** GIVEN EXERCISE **
Say how many lines include the word "this", using only a number.
===== SUPPLIED DATA =====
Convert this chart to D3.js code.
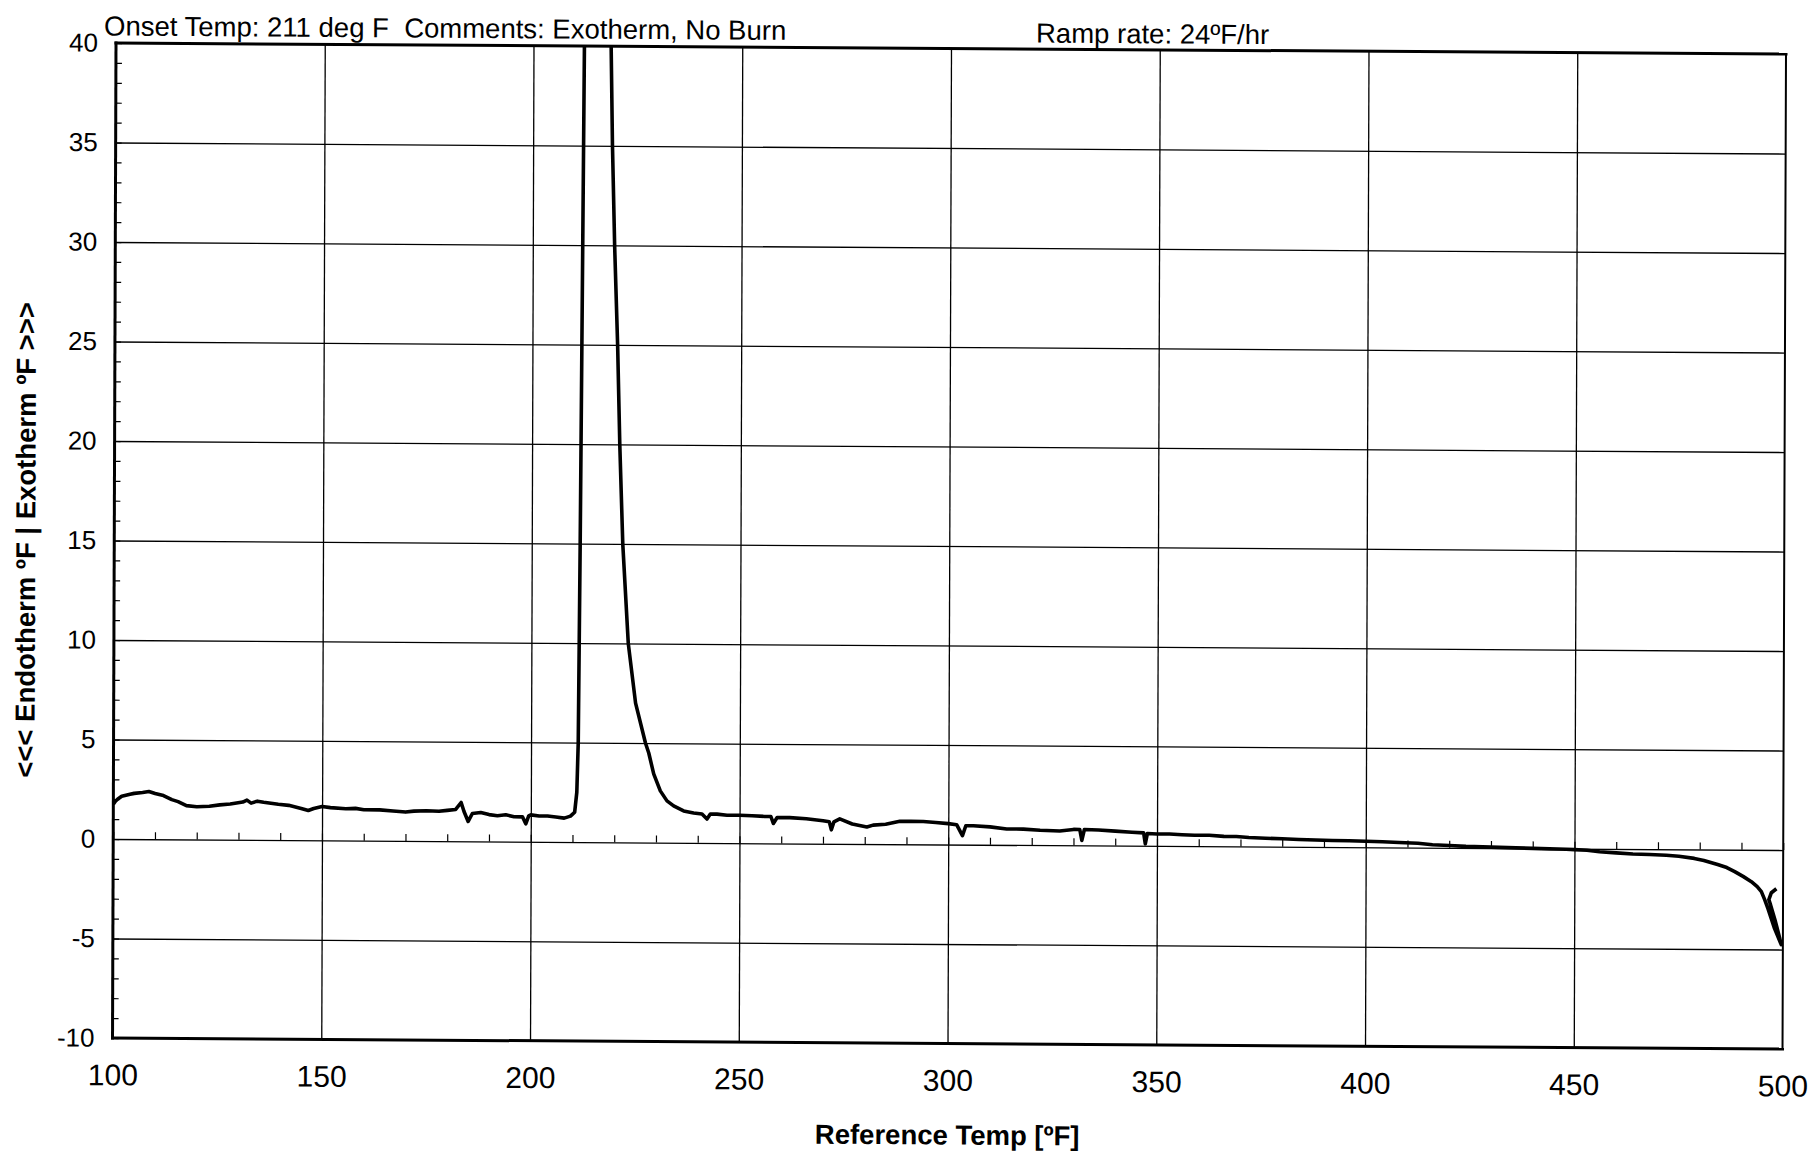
<!DOCTYPE html>
<html>
<head>
<meta charset="utf-8">
<script src="https://cdn.jsdelivr.net/npm/d3@7"></script>
<style>
    body { margin: 0; background: #fff; }
    #chart svg { display: block; }
</style>
</head>
<body>
<div id="chart"></div>
<script>
// reference temperature [deg F]
const refTemps = [
    100, 100.5, 101, 102, 103, 104, 105, 107, 108.5, 110, 112, 114, 115.5, 117.5, 120,
    123, 125.5, 128, 131, 132, 133, 134.5, 136, 139.5, 142, 145, 146.7, 148, 150, 152,
    155.7, 158, 160, 163.8, 167, 170, 172, 175, 178, 180, 182, 183.3, 184, 185, 186,
    188, 190, 192, 194, 196, 198, 198.8, 199.5, 200, 202, 204, 206, 208, 209.5, 210.5,
    211, 211.3, 211.6, 212.2, 215.5, 218.6, 219, 219.6, 220.4, 221, 221.8, 223.2, 225,
    227.4, 228.2, 229.4, 231, 232.6, 234.2, 236.6, 239, 241, 242.2, 243, 244.6, 247,
    250, 253, 256, 257.5, 258.1, 259, 262, 266, 270, 271.5, 272, 272.6, 274, 277,
    280.5, 282, 285, 288.4, 291, 294, 297, 300, 302, 303.4, 304.2, 306, 310, 314, 318,
    322, 326.7, 330, 331.5, 332, 332.6, 336, 340, 344, 346.8, 347.2, 347.7, 350, 353,
    356, 359, 362.5, 366, 369, 372, 376, 380, 384, 388, 392, 396, 400, 404, 408, 412.5,
    416, 420, 424, 428, 432, 436, 440, 444, 448, 450, 453, 456, 460, 464, 468, 472,
    475, 478.7, 481, 484.3, 486.5, 488.4, 490.5, 492.4, 493.8, 494.8, 495.6, 496.4,
    497.2, 498, 498.8, 499.6, 499.2, 498.2, 497, 496.6, 497.2, 498.4
];

// differential temperature [deg F], exotherm positive
const deltaTemps = [
    1.75, 1.9, 2.0, 2.15, 2.2, 2.25, 2.3, 2.35, 2.4, 2.3, 2.2, 2.0, 1.9, 1.7, 1.65,
    1.68, 1.75, 1.8, 1.9, 2.0, 1.85, 1.95, 1.9, 1.8, 1.75, 1.6, 1.5, 1.6, 1.7, 1.65,
    1.6, 1.62, 1.55, 1.55, 1.5, 1.45, 1.5, 1.52, 1.5, 1.55, 1.6, 1.95, 1.5, 1.0, 1.4,
    1.45, 1.35, 1.3, 1.35, 1.25, 1.25, 0.9, 1.3, 1.35, 1.3, 1.3, 1.25, 1.2, 1.3, 1.5,
    2.5, 5, 15, 40, 70, 40, 35, 30, 25, 20, 15, 10, 7,
    5, 4.5, 3.45, 2.6, 2.1, 1.85, 1.6, 1.5, 1.45, 1.2, 1.45, 1.45, 1.4,
    1.4, 1.38, 1.35, 1.35, 1.0, 1.3, 1.3, 1.25, 1.15, 1.1, 0.7, 1.1, 1.25, 1.0,
    0.85, 0.95, 1.0, 1.15, 1.15, 1.15, 1.1, 1.05, 1.0, 0.45, 0.95, 0.95, 0.9, 0.8, 0.8,
    0.75, 0.72, 0.8, 0.8, 0.25, 0.8, 0.78, 0.73, 0.68, 0.65, 0.1, 0.62, 0.6, 0.6,
    0.57, 0.55, 0.55, 0.5, 0.5, 0.45, 0.42, 0.4, 0.37, 0.35, 0.33, 0.32, 0.3, 0.28, 0.25, 0.22,
    0.15, 0.12, 0.08, 0.06, 0.04, 0.02, 0.0, -0.02, -0.03, -0.05, -0.08, -0.15, -0.2, -0.25, -0.27, -0.3,
    -0.35, -0.45, -0.55, -0.75, -0.9, -1.1, -1.35, -1.6, -1.85, -2.1, -2.5, -2.95,
    -3.45, -3.95, -4.35, -4.75, -4.4, -3.6, -2.75, -2.5, -2.15, -1.95
];

const xTicks = [100, 150, 200, 250, 300, 350, 400, 450, 500];
const yTicks = [-10, -5, 0, 5, 10, 15, 20, 25, 30, 35, 40];

const headerNote = "Onset Temp: 211 deg F  Comments: Exotherm, No Burn";
const rampNote = "Ramp rate: 24ºF/hr";
const xTitle = "Reference Temp [ºF]";
const yTitle = "<<< Endotherm ºF | Exotherm ºF >>>";


class DscChart {
    constructor(_parentElement, _data) {
        this.parentElement = _parentElement;
        this.data = _data;
        this.displayData = [];

        this.initVis();
    }

    initVis() {
        let vis = this;

        vis.margin = {top: 43, right: 26, bottom: 114, left: 116};
        vis.width = 1812 - vis.margin.left - vis.margin.right;
        vis.height = 1152 - vis.margin.top - vis.margin.bottom;

        vis.svg = d3.select("#" + vis.parentElement).append("svg")
            .attr("width", 1812)
            .attr("height", 1152);

        // the printout was scanned a little crooked
        vis.page = vis.svg.append("g")
            .attr("transform", "matrix(1,0.0066,-0.0035,1,0.15,-0.76)");

        vis.g = vis.page.append("g")
            .attr("transform", `translate(${vis.margin.left}, ${vis.margin.top})`);

        vis.x = d3.scaleLinear().domain([100, 500]).range([0, vis.width]);
        vis.y = d3.scaleLinear().domain([-10, 40]).range([vis.height, 0]);

        // grid
        vis.g.append("g")
            .attr("class", "x-grid")
            .attr("transform", `translate(0, ${vis.height})`)
            .call(d3.axisBottom(vis.x).tickValues(xTicks.slice(1, -1)).tickSize(-vis.height).tickFormat(""))
            .call(g => g.select(".domain").remove())
            .selectAll("line").attr("stroke", "#000").attr("stroke-width", 1.3);

        vis.g.append("g")
            .attr("class", "y-grid")
            .call(d3.axisLeft(vis.y).tickValues(yTicks.slice(1, -1)).tickSize(-vis.width).tickFormat(""))
            .call(g => g.select(".domain").remove())
            .selectAll("line").attr("stroke", "#000").attr("stroke-width", 1.3);

        // minor ticks: along the left edge and on the zero line
        vis.g.append("g")
            .attr("class", "y-minor")
            .call(d3.axisRight(vis.y).ticks(50).tickSize(6).tickFormat(""))
            .call(g => g.select(".domain").remove())
            .selectAll("line").attr("stroke", "#000").attr("stroke-width", 1.2);

        vis.g.append("g")
            .attr("class", "x-minor")
            .attr("transform", `translate(0, ${vis.y(0)})`)
            .call(d3.axisTop(vis.x).ticks(40).tickSize(7).tickFormat(""))
            .call(g => g.select(".domain").remove())
            .selectAll("line").attr("stroke", "#000").attr("stroke-width", 1.2);

        // frame
        const frame = [
            {x1: 0, y1: 0, x2: vis.width, y2: 0, w: 3},
            {x1: 0, y1: vis.height, x2: vis.width, y2: vis.height, w: 3},
            {x1: 0, y1: 0, x2: 0, y2: vis.height, w: 3},
            {x1: vis.width, y1: 0, x2: vis.width, y2: vis.height, w: 2}
        ];
        vis.g.append("g").selectAll("line").data(frame).join("line")
            .attr("x1", d => d.x1).attr("y1", d => d.y1)
            .attr("x2", d => d.x2).attr("y2", d => d.y2)
            .attr("stroke", "#000").attr("stroke-width", d => d.w)
            .attr("stroke-linecap", "square");

        // tick labels (plain hyphen for negatives, like the printout)
        vis.xAxisGroup = vis.g.append("g")
            .attr("class", "x-axis axis")
            .attr("transform", `translate(0, ${vis.height})`)
            .call(d3.axisBottom(vis.x).tickValues(xTicks).tickSize(0).tickPadding(26).tickFormat(d => String(d)))
            .call(g => g.select(".domain").remove());
        vis.xAxisGroup.selectAll("text")
            .attr("font-family", "'Liberation Sans Narrow', 'Liberation Sans', Arial, sans-serif")
            .attr("font-size", 30)
            .attr("fill", "#000");

        vis.yAxisGroup = vis.g.append("g")
            .attr("class", "y-axis axis")
            .call(d3.axisLeft(vis.y).tickValues(yTicks).tickSize(0).tickPadding(18).tickFormat(d => String(d)))
            .call(g => g.select(".domain").remove());
        vis.yAxisGroup.selectAll("text")
            .attr("font-family", "'Liberation Sans', Arial, sans-serif")
            .attr("font-size", 26)
            .attr("fill", "#000");

        // titles and notes
        vis.page.append("text")
            .attr("x", 104).attr("y", 35.5)
            .style("white-space", "pre")
            .attr("font-family", "'Liberation Sans Narrow', 'Liberation Sans', Arial, sans-serif")
            .attr("font-size", 27.5)
            .text(headerNote);

        vis.page.append("text")
            .attr("x", 1036).attr("y", 36.5)
            .attr("font-family", "'Liberation Sans Narrow', 'Liberation Sans', Arial, sans-serif")
            .attr("font-size", 27.5)
            .text(rampNote);

        vis.g.append("text")
            .attr("x", vis.width / 2).attr("y", vis.height + 101)
            .attr("text-anchor", "middle")
            .attr("font-family", "'Liberation Sans', Arial, sans-serif")
            .attr("font-weight", "bold")
            .attr("font-size", 27.5)
            .text(xTitle);

        vis.g.append("text")
            .attr("transform", `translate(-79, ${vis.height / 2}) rotate(-90)`)
            .attr("text-anchor", "middle")
            .attr("font-family", "'Liberation Sans', Arial, sans-serif")
            .attr("font-weight", "bold")
            .attr("font-size", 27.5)
            .text(yTitle);

        vis.g.append("clipPath").attr("id", "plot-clip")
            .append("rect").attr("width", vis.width).attr("height", vis.height);

        vis.line = d3.line()
            .x(d => vis.x(d.t))
            .y(d => vis.y(d.v));

        vis.path = vis.g.append("path")
            .attr("clip-path", "url(#plot-clip)")
            .attr("fill", "none")
            .attr("stroke", "#000")
            .attr("stroke-width", 3.6)
            .attr("stroke-linejoin", "round");

        vis.wrangleData();
    }

    wrangleData() {
        let vis = this;
        vis.displayData = vis.data.temps.map((t, i) => ({t: t, v: vis.data.deltas[i]}));
        vis.updateVis();
    }

    updateVis() {
        let vis = this;
        vis.path.datum(vis.displayData).attr("d", vis.line);
    }
}

const chart = new DscChart("chart", {temps: refTemps, deltas: deltaTemps});
</script>
</body>
</html>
=====
** COMPLETE OUTPUT **
8